2. Cultural and educational role – The Maison des lycéens serves as a key instrument for developing cultural and educational activities within schools. Its programs, organized by students, aim to encourage the dissemination of information among the student body. It may host meetings in its designated space or in other areas made available by the school administration. Discussions may address any topic of general interest, provided that diverse viewpoints can be expressed freely and that all activities comply with legal requirements and the fundamental principles of public education.
3. Student-led management – The Maison des lycéens is managed by students, and membership is open to all students of the institution. Its elected leadership—comprising the president, secretary, and treasurer—is entrusted to students who have reached the age of majority. The association is covered by insurance for all activities it conducts. It operates in coordination with the Conseil des délégués pour la vie lycéenne (Council of Delegates for High School Life), created in 2000, to ensure collaboration and avoid excessive overlap of responsibilities between the two bodies. Members of the educational community may, at the association's request, contribute their expertise in a cooperative capacity.

A 1992 circular specified the following points:

- The Maison des lycéens is a legal entity independent from the high school, and its activities are distinct from those of the EPLE administrators and the institution's governing board.
- Although its headquarters are located within the school, whether it receives subsidies or not, the Maison des lycéens must annually submit a moral and financial report to the president of the EPLE's governing board. The financial report must be certified by two auditors appointed during the association's general assembly and accompanied by a financial annex including key accounting data, such as changes in working capital and the financial balance sheet.

A 1996 circular concerning the status of school principals within extracurricular associations based in EPLEs explicitly excluded the Maison des lycéens from its scope, which continues to be governed by the April 1991 circular.

== Evolution: 2010 circular ==
Changes in the legal framework led to administrative adjustments regarding the capacity of minors within associations. The French Law of July 1901 on associations does not impose restrictions on minors, and the Civil Code allows them to serve as representatives. However, since 1971, the French administration, following the position of Interior Minister Raymond Marcellin, held that minors could not serve as presidents or treasurers of associations. The ratification of the International Convention on the Rights of the Child in 1990, which recognizes minors’ freedom of association, prompted a revision of this position. On November 24, 1995, a minor was elected president of the Maison des lycéens at Henri Bergson High School in Paris. The Associations Office of the Paris Prefecture validated the election, confirming that the international convention took precedence over administrative interpretation of French law. Subsequently, the Ministry of the Interior reminded prefectures that an association's registration could not be denied on the grounds that its founders were minors.

The February 2010 circular addressed the implications of these developments for the Maison des lycéens. It stated that lowering the minimum age for assuming responsibilities within educational associations from 18 to 16 years was a condition for recognizing and supporting student engagement, and that the participation of minor high school students in association management should be encouraged. This was further clarified in July 2011 by Article 45 of the Law on Alternating Education and the Securing of Professional Paths, which allowed minors aged 16 and older to hold administrative positions in associations with written parental consent. At the same time, the Ministry of National Education confirmed that insurers would cover the associated risks.
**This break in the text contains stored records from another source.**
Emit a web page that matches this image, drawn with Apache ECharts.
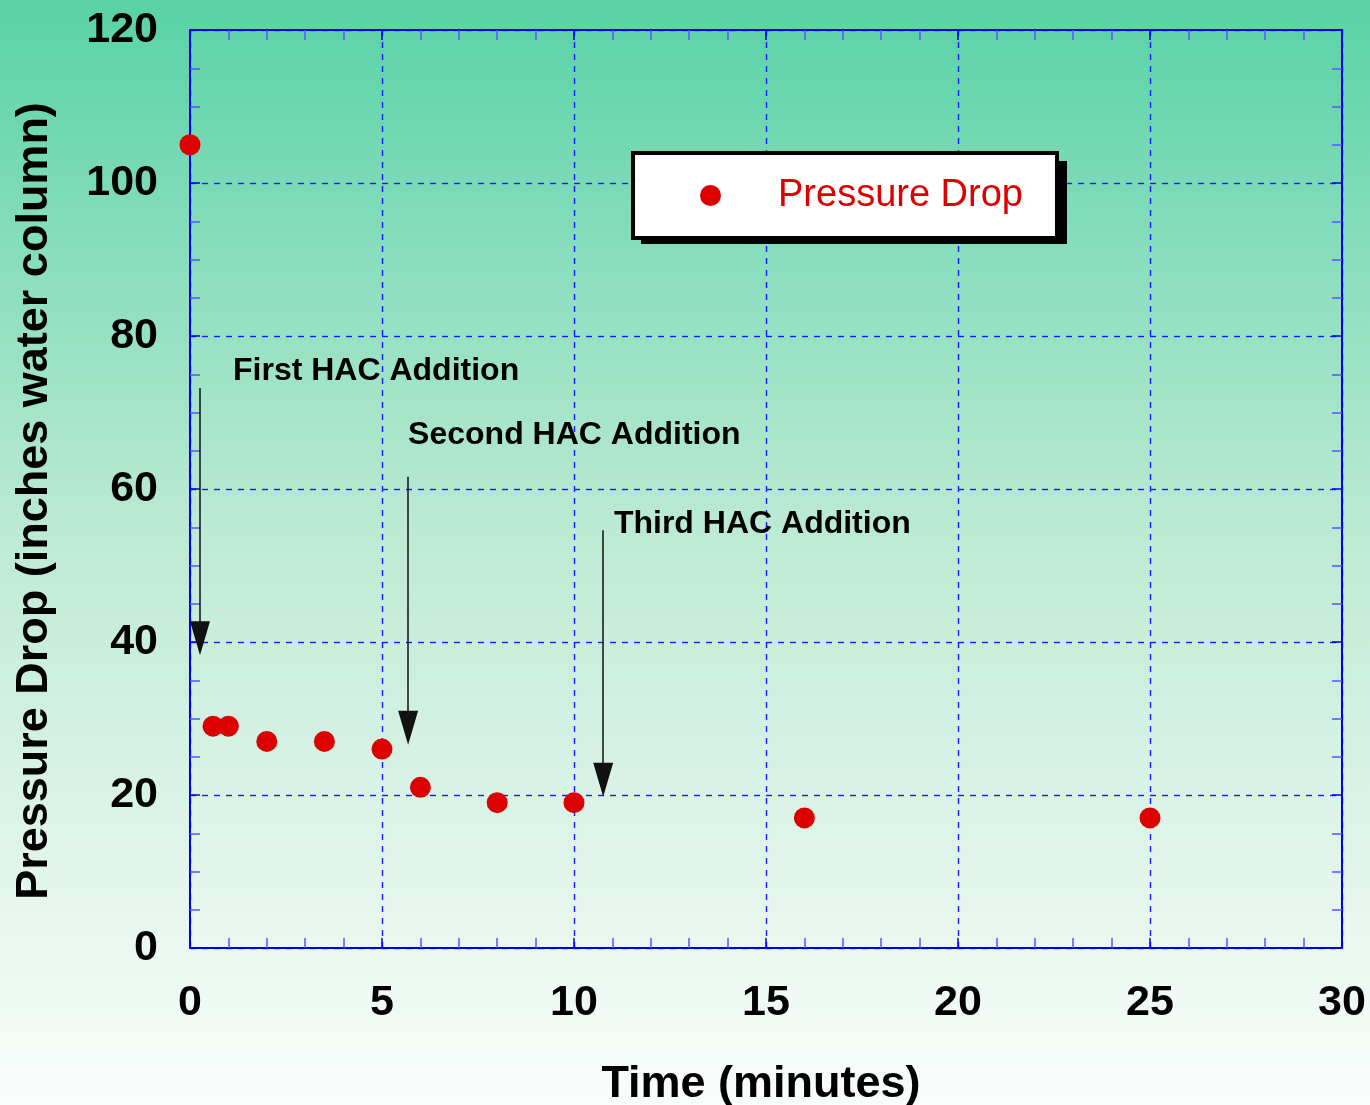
<!DOCTYPE html>
<html>
<head>
<meta charset="utf-8">
<script src="https://cdn.jsdelivr.net/npm/echarts@6/dist/echarts.min.js"></script>
<style>
  html, body { margin: 0; padding: 0; }
  #chart { width: 1370px; height: 1105px; }
</style>
</head>
<body>
<div id="chart"></div>
<script>
// measured points
const timeMin = [0, 0.6, 1, 2, 3.5, 5, 6, 8, 10, 16, 25]
const pressureDrop = [105, 29, 29, 27, 27, 26, 21, 19, 19, 17, 17]

// HAC addition arrows + notes
const arrowX = [0.26, 5.68, 10.76]
const arrowFrom = [73.2, 61.6, 54.6]
const arrowTo = [40.5, 28.8, 22.0]
const noteText = ['First HAC Addition', 'Second HAC Addition', 'Third HAC Addition']
const noteX = [1.12, 5.68, 11.04]
const noteY = [75.4, 67.1, 55.4]

const chart = echarts.init(document.getElementById('chart'))

const blue = '#0000ee'
const font = 'Liberation Sans, Arial, sans-serif'

const tickCommon = {
  axisLine: { show: true, onZero: false, lineStyle: { color: blue, width: 2 } },
  axisTick: { show: true, inside: true, length: 10, lineStyle: { color: blue, width: 1.5 } },
  minorTick: { show: true, length: 10, lineStyle: { color: '#5555ff', width: 1.5 } }
}
const gridLine = { show: true, lineStyle: { color: '#1a1aff', type: [6, 6], width: 1.4 } }

const option = {
  backgroundColor: new echarts.graphic.LinearGradient(0, 0, 0, 1, [
    { offset: 0, color: '#58d2a6' },
    { offset: 0.5, color: '#c0ebd6' },
    { offset: 1, color: '#fafdfb' }
  ]),
  animation: false,
  grid: { left: 190, right: 28, top: 30, bottom: 157, outerBoundsMode: 'none' },
  // drop shadow behind the legend box
  graphic: [
    {
      type: 'rect',
      left: 641,
      top: 161,
      shape: { width: 426, height: 83 },
      style: { fill: '#000' },
      z: 3,
      silent: true
    }
  ],
  legend: {
    data: ['Pressure Drop'],
    left: 633,
    top: 153,
    padding: [21, 34, 21, 67],
    itemWidth: 21,
    itemHeight: 21,
    backgroundColor: '#ffffff',
    borderColor: '#000',
    borderWidth: 4,
    borderRadius: 0,
    z: 5,
    textStyle: {
      color: '#dd0000',
      fontSize: 38,
      lineHeight: 40,
      fontFamily: font,
      padding: [3, 0, 0, 52]
    }
  },
  xAxis: [
    {
      type: 'value', min: 0, max: 30, interval: 5,
      name: 'Time (minutes)', nameLocation: 'middle', nameGap: 114,
      nameTextStyle: {
        fontSize: 45, fontWeight: 'bold', color: '#000', fontFamily: font,
        padding: [0, 10, 0, 0]
      },
      ...tickCommon,
      minorTick: { ...tickCommon.minorTick, splitNumber: 5 },
      axisLabel: { fontSize: 43, fontWeight: 'bold', color: '#000', margin: 34, fontFamily: font },
      splitLine: gridLine
    },
    {
      type: 'value', min: 0, max: 30, interval: 5, position: 'top',
      ...tickCommon,
      minorTick: { ...tickCommon.minorTick, splitNumber: 5 },
      axisLabel: { show: false },
      splitLine: { show: false }
    }
  ],
  yAxis: [
    {
      type: 'value', min: 0, max: 120, interval: 20,
      name: 'Pressure Drop (inches water column)', nameLocation: 'middle', nameGap: 133,
      nameTextStyle: {
        fontSize: 45, fontWeight: 'bold', color: '#000', fontFamily: font,
        padding: [0, 24, 0, 0]
      },
      ...tickCommon,
      minorTick: { ...tickCommon.minorTick, splitNumber: 4 },
      axisLabel: { fontSize: 43, fontWeight: 'bold', color: '#000', margin: 32, fontFamily: font },
      splitLine: gridLine
    },
    {
      type: 'value', min: 0, max: 120, interval: 20, position: 'right',
      ...tickCommon,
      minorTick: { ...tickCommon.minorTick, splitNumber: 4 },
      axisLabel: { show: false },
      splitLine: { show: false }
    }
  ],
  series: [
    {
      name: 'Pressure Drop',
      type: 'scatter',
      symbol: 'circle',
      symbolSize: 21,
      itemStyle: { color: '#dd0000', opacity: 1 },
      data: timeMin.map((t, i) => [t, pressureDrop[i]]),
      z: 5,
      markLine: {
        silent: true,
        symbol: ['none', 'triangle'],
        symbolSize: [20, 34],
        label: { show: false },
        lineStyle: { color: '#111', width: 1.5, type: 'solid', opacity: 1 },
        emphasis: { disabled: true },
        data: arrowX.map((x, i) => [
          { coord: [x, arrowFrom[i]] },
          { coord: [x, arrowTo[i]] }
        ])
      }
    },
    {
      name: 'notes',
      type: 'scatter',
      symbolSize: 0,
      silent: true,
      data: noteText.map((t, i) => ({ value: [noteX[i], noteY[i]], name: t })),
      label: {
        show: true,
        position: 'right',
        distance: 0,
        formatter: p => p.name,
        fontSize: 32,
        fontWeight: 'bold',
        color: '#000',
        opacity: 1,
        fontFamily: font
      }
    }
  ]
}

chart.setOption(option)
</script>
</body>
</html>
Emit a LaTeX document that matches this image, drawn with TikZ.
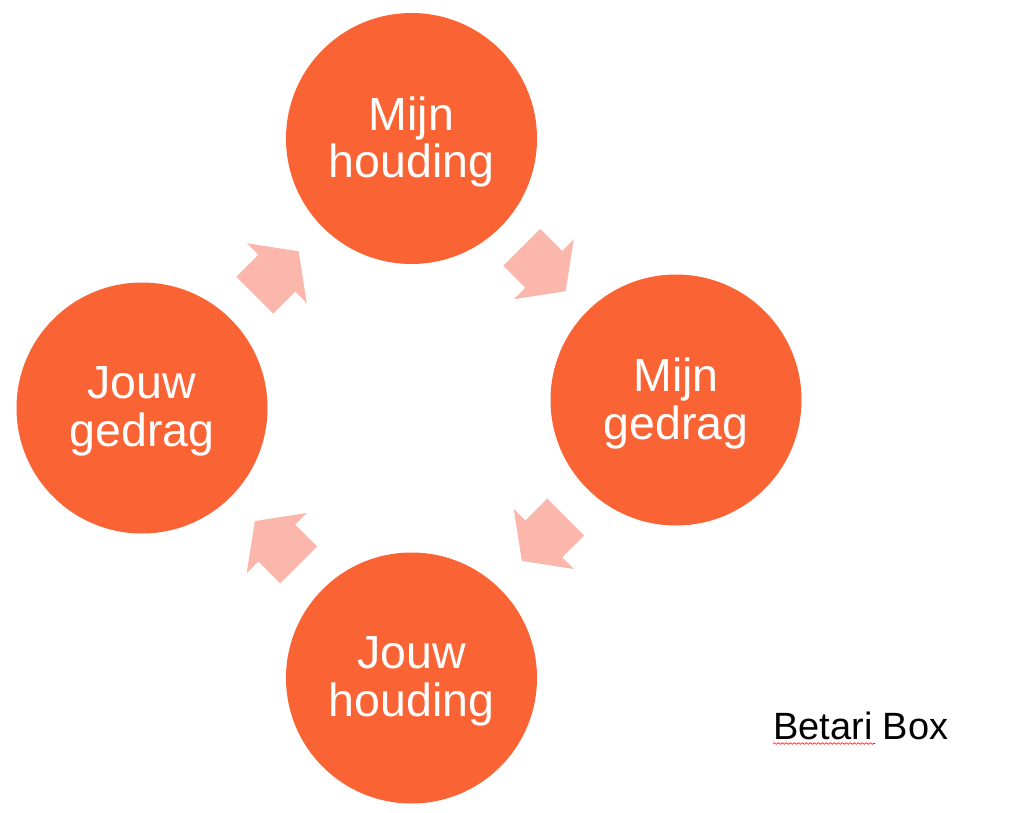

Furthermore, the 2010 circular introduced slight reformulations compared to that of 1991, which it repealed:

- Due to the challenges of providing dedicated meeting spaces within schools, the focus shifted from physical space to the encouragement and coordination of student initiatives more broadly.
- The Maison des lycéens brings together students who wish to participate in civic activities and assume responsibilities within the school in cultural, artistic, sports, and humanitarian areas. The circular also emphasized that the reform of high schools positions the development of student autonomy as a central objective of the new system.
- The Maison des lycéens may organize revenue-generating activities to support the association, including end-of-year events, alumni gatherings, or the management of a student cafeteria.
- The Maison des lycéens may also organize exhibitions, cultural trips, or participate in humanitarian projects in collaboration with social and cultural organizations.

In its March 2012 report, the Mission for Supporting High School Reform observed that, although students were generally very satisfied with the opportunity to participate in the Maisons des lycéens (MDLs), they often did not understand why, in a significant number of high schools, foyers socio-éducatifs (FSEs) continued to exist even though their elimination was normally provided for by the reform. The report also noted that the responsibilities legally available to students were, in practice, often inaccessible: positions such as president and treasurer of the MDLs remained primarily held by adults. According to the report, the resistance of some institutions to transforming FSEs into MDLs was largely motivated by a desire to preserve the financial reserves accumulated by the FSEs. Some school principals cited the absence of a decree implementing the law or the refusal of banks to open an account for an association administered by minors, interpretations that the report indicated were legally incorrect.